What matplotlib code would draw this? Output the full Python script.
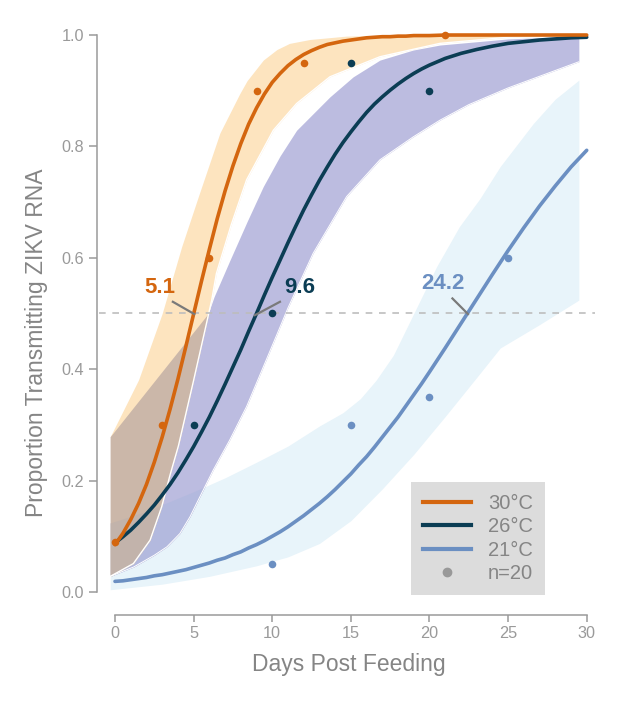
import numpy as np
import matplotlib
matplotlib.use("Agg")
import matplotlib.pyplot as plt
from matplotlib.lines import Line2D

plt.rcParams['font.family'] = ['Liberation Sans', 'DejaVu Sans']

# ---------------- data ----------------
# days at which the fitted curves were read (half days up to 20, whole days after)
days = [0, 0.5, 1, 1.5, 2, 2.5, 3, 3.5, 4, 4.5, 5, 5.5, 6, 6.5, 7, 7.5, 8, 8.5, 9, 9.5,
        10, 10.5, 11, 11.5, 12, 12.5, 13, 13.5, 14, 14.5, 15, 15.5, 16, 16.5, 17, 17.5,
        18, 18.5, 19, 19.5, 20, 21, 22, 23, 24, 25, 26, 27, 28, 29, 30]

fit_30 = [0.085, 0.105, 0.130, 0.159, 0.193, 0.233, 0.278, 0.328, 0.382, 0.440,
          0.499, 0.558, 0.615, 0.670, 0.720, 0.765, 0.805, 0.840, 0.869, 0.894,
          0.915, 0.931, 0.945, 0.956, 0.965, 0.972, 0.978, 0.983, 0.986, 0.989,
          0.991, 0.993, 0.995, 0.996, 0.997, 0.997, 0.998, 0.998, 0.999, 0.999,
          0.999, 1.0, 1.0, 1.0, 1.0, 1.0, 1.0, 1.0, 1.0, 1.0, 1.0]
fit_26 = [0.088, 0.099, 0.111, 0.125, 0.140, 0.156, 0.174, 0.193, 0.214, 0.237,
          0.261, 0.287, 0.314, 0.343, 0.373, 0.404, 0.435, 0.468, 0.500, 0.533,
          0.565, 0.596, 0.627, 0.657, 0.686, 0.713, 0.739, 0.763, 0.786, 0.807,
          0.826, 0.844, 0.861, 0.876, 0.889, 0.901, 0.912, 0.922, 0.931, 0.939,
          0.946, 0.958, 0.967, 0.974, 0.980, 0.985, 0.988, 0.991, 0.993, 0.995, 0.996]
fit_21 = [0.019, 0.020, 0.022, 0.024, 0.026, 0.029, 0.031, 0.034, 0.037, 0.040,
          0.044, 0.048, 0.052, 0.057, 0.061, 0.067, 0.072, 0.079, 0.085, 0.092,
          0.100, 0.108, 0.117, 0.127, 0.137, 0.148, 0.159, 0.171, 0.184, 0.198,
          0.212, 0.228, 0.243, 0.260, 0.278, 0.296, 0.314, 0.334, 0.354, 0.374,
          0.395, 0.438, 0.482, 0.526, 0.570, 0.613, 0.654, 0.693, 0.729, 0.763, 0.793]

# observed proportions (n=20)
obs30_x = [0, 3, 6, 9, 12, 21]
obs30_y = [0.09, 0.30, 0.60, 0.90, 0.95, 1.00]
obs26_x = [5, 10, 15, 20]
obs26_y = [0.30, 0.50, 0.95, 0.90]
obs21_x = [10, 15, 20, 25]
obs21_y = [0.05, 0.30, 0.35, 0.60]

# confidence bands
o_up_x = [-0.3, 1.5, 3.0, 4.24, 5.3, 6.67, 7.94, 8.4, 9.43, 10.3, 11.1, 12.4, 14.7, 18.0, 29.5]
o_up_y = [0.279, 0.381, 0.50, 0.62, 0.71, 0.824, 0.895, 0.918, 0.955, 0.974, 0.985, 0.992, 0.998, 1.0, 1.0]
o_lo_x = [-0.3, 1.17, 2.23, 2.97, 3.5, 4.03, 5.0, 5.72, 6.15, 6.45, 7.4, 8.37, 10.07, 11.55, 13.67,
          16.85, 20.66, 25.0, 29.5]
o_lo_y = [0.028, 0.051, 0.093, 0.153, 0.21, 0.262, 0.38, 0.47, 0.524, 0.572, 0.66, 0.74, 0.829, 0.877,
          0.925, 0.961, 0.985, 0.996, 0.999]

p_up_x = [-0.3, 5.93, 6.3, 7.3, 8.4, 9.43, 10.5, 11.55, 13.67, 15.15, 16.85, 18.96, 20.66, 25.0, 29.5]
p_up_y = [0.279, 0.50, 0.53, 0.595, 0.665, 0.728, 0.783, 0.829, 0.889, 0.925, 0.955, 0.973, 0.982, 0.993, 0.998]
p_lo_x = [-0.3, 1.2, 2.5, 3.3, 4.13, 4.77, 5.4, 6.25, 7.3, 8.37, 9.43, 10.5, 11.0, 12.6, 14.73,
          16.85, 18.96, 20.66, 22.5, 25.0, 29.5]
p_lo_y = [0.028, 0.045, 0.066, 0.081, 0.105, 0.135, 0.171, 0.219, 0.273, 0.333, 0.404, 0.476, 0.51,
          0.608, 0.71, 0.776, 0.817, 0.847, 0.875, 0.905, 0.952]

b_up_x = [-0.3, 2.0, 5.0, 7.0, 9.0, 11.0, 13.0, 14.5, 15.6, 16.6, 17.7, 19.0, 20.45, 21.9, 23.2,
          24.5, 26.6, 28.0, 29.5]
b_up_y = [0.124, 0.145, 0.18, 0.205, 0.233, 0.262, 0.298, 0.322, 0.347, 0.38, 0.425, 0.50, 0.584,
          0.656, 0.706, 0.764, 0.841, 0.885, 0.919]
b_lo_x = [-0.3, 3.0, 6.0, 9.0, 11.0, 13.0, 15.0, 17.0, 19.0, 21.0, 23.0, 24.5, 27.0, 29.5]
b_lo_y = [0.004, 0.014, 0.028, 0.047, 0.063, 0.087, 0.128, 0.185, 0.247, 0.315, 0.385, 0.438, 0.48, 0.524]

labels = ['30°C', '26°C', '21°C', 'n=20']
ec50_text = ['5.1', '9.6', '24.2']

# ---------------- style ----------------
C30, C26, C21 = '#d4660f', '#0b3d54', '#6b8fc2'
PEACH, PURPLE, LBLUE = '#fde4bf', '#bcbce0', '#e8f4fa'
BROWN, PURP_LB, BROWN_LB = '#cbb7a9', '#b3b9de', '#c2b3ab'
GRAY_TXT = '#858585'
GRAY_TICK = '#9a9a9a'

fig = plt.figure(figsize=(6.17, 7.08), dpi=100)
ax = fig.add_axes([0.1558, 0.1285, 0.8104, 0.8299])
ax.set_xlim(-1.2, 30.6)
ax.set_ylim(-0.045, 1.01)

xg = np.linspace(-0.3, 29.5, 1200)
oU = np.interp(xg, o_up_x, o_up_y); oL = np.interp(xg, o_lo_x, o_lo_y)
pU = np.interp(xg, p_up_x, p_up_y); pL = np.interp(xg, p_lo_x, p_lo_y)
bU = np.interp(xg, b_up_x, b_up_y); bL = np.interp(xg, b_lo_x, b_lo_y)

kw = dict(linewidth=0, antialiased=True)
ax.fill_between(xg, bL, bU, color=LBLUE, zorder=1, **kw)
ax.fill_between(xg, pL, pU, color=PURPLE, zorder=2, **kw)
ax.fill_between(xg, oL, oU, color=PEACH, zorder=3, **kw)

# overlaps (multiplied tints)
lo = np.maximum(pL, bL); hi = np.minimum(pU, bU)
ax.fill_between(xg, lo, hi, where=hi > lo, interpolate=True, color=PURP_LB, zorder=2.5, **kw)
lo = np.maximum(oL, pL); hi = np.minimum(oU, pU)
ax.fill_between(xg, lo, hi, where=hi > lo, interpolate=True, color=BROWN, zorder=3.5, **kw)
lo = np.maximum.reduce([oL, pL, bL]); hi = np.minimum.reduce([oU, pU, bU])
ax.fill_between(xg, lo, hi, where=hi > lo, interpolate=True, color=BROWN_LB, zorder=3.6, **kw)

ax.plot(o_lo_x, o_lo_y, color='white', lw=1.0, zorder=3.8)
ax.plot(p_lo_x, p_lo_y, color='white', lw=0.7, zorder=3.7)

# 50% reference line
ax.plot([-1.0, 30.5], [0.5, 0.5], color='#bdbdbd', lw=1.2, dashes=(4, 4), zorder=4)

# curves
for y, c in [(fit_21, C21), (fit_26, C26), (fit_30, C30)]:
    ax.plot(days, y, color=c, lw=2.6, zorder=5, solid_capstyle='round', solid_joinstyle='round')

# observed points
ax.scatter(obs30_x, obs30_y, s=30, color=C30, zorder=6, linewidths=0)
ax.scatter(obs26_x, obs26_y, s=30, color=C26, zorder=6, linewidths=0)
ax.scatter(obs21_x, obs21_y, s=30, color=C21, zorder=6, linewidths=0)

# EC50 annotations
ann = [(ec50_text[0], C30, (2.86, 0.546), (3.68, 0.521), (5.04, 0.499)),
       (ec50_text[1], C26, (11.76, 0.546), (10.49, 0.521), (8.9, 0.497)),
       (ec50_text[2], C21, (20.85, 0.553), (21.46, 0.527), (22.45, 0.499))]
for t, c, tp, p0, p1 in ann:
    ax.text(tp[0], tp[1], t, color=c, fontsize=16, fontweight='bold',
            ha='center', va='center', zorder=7)
    ax.plot([p0[0], p1[0]], [p0[1], p1[1]], color='#7a7a7a', lw=1.6, zorder=7)

# axes styling
for s in ['top', 'right']:
    ax.spines[s].set_visible(False)
ax.spines['left'].set_position(('data', -1.17))
ax.spines['left'].set_bounds(0, 1)
ax.spines['bottom'].set_position(('data', -0.041))
ax.spines['bottom'].set_bounds(0, 30)
for s in ['left', 'bottom']:
    ax.spines[s].set_color(GRAY_TICK)
    ax.spines[s].set_linewidth(1.1)

ax.set_yticks([0.0, 0.2, 0.4, 0.6, 0.8, 1.0])
ax.set_yticklabels(['0.0', '0.2', '0.4', '0.6', '0.8', '1.0'])
ax.set_xticks([0, 5, 10, 15, 20, 25, 30])
ax.tick_params(axis='y', direction='out', length=6, width=1.1, color=GRAY_TICK,
               labelcolor=GRAY_TICK, labelsize=11.7, pad=3)
ax.tick_params(axis='x', direction='out', length=5, width=1.1, color=GRAY_TICK,
               labelcolor=GRAY_TICK, labelsize=11.7, pad=3)

fig.text(37 / 617, 1 - 343 / 708, 'Proportion Transmitting ZIKV RNA', rotation=90,
         ha='center', va='center', fontsize=16.5, color=GRAY_TXT)
fig.text(349 / 617, 1 - 665 / 708, 'Days Post Feeding',
         ha='center', va='center', fontsize=16.5, color=GRAY_TXT)

handles = [Line2D([], [], color=C30, lw=3),
           Line2D([], [], color=C26, lw=3),
           Line2D([], [], color=C21, lw=3),
           Line2D([], [], color='#999999', marker='o', ls='none', markersize=6)]
leg = ax.legend(handles, labels, loc='lower left', bbox_to_anchor=(0.629, 0.037),
                frameon=True, fancybox=False, fontsize=14.5, handlelength=2.4,
                handletextpad=0.85, labelspacing=0.22, borderpad=0.6, borderaxespad=0)
leg.get_frame().set_facecolor('#dcdcdc')
leg.get_frame().set_edgecolor('none')
leg.get_frame().set_alpha(1)
leg.set_zorder(10)
for t in leg.get_texts():
    t.set_color(GRAY_TXT)

fig.savefig('out.png', dpi=100)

• [SHORT PROBLEM]
Write out nothing but the lines from the start of the data through the line with "plt.rcParams['font.family'] = ['Liberation". Leave out the pictures.

• [CORRECT OUTPUT]
What matplotlib code would draw this? Output the full Python script.
import numpy as np
import matplotlib
matplotlib.use("Agg")
import matplotlib.pyplot as plt
from matplotlib.lines import Line2D

plt.rcParams['font.family'] = ['Liberation Sans', 'DejaVu Sans']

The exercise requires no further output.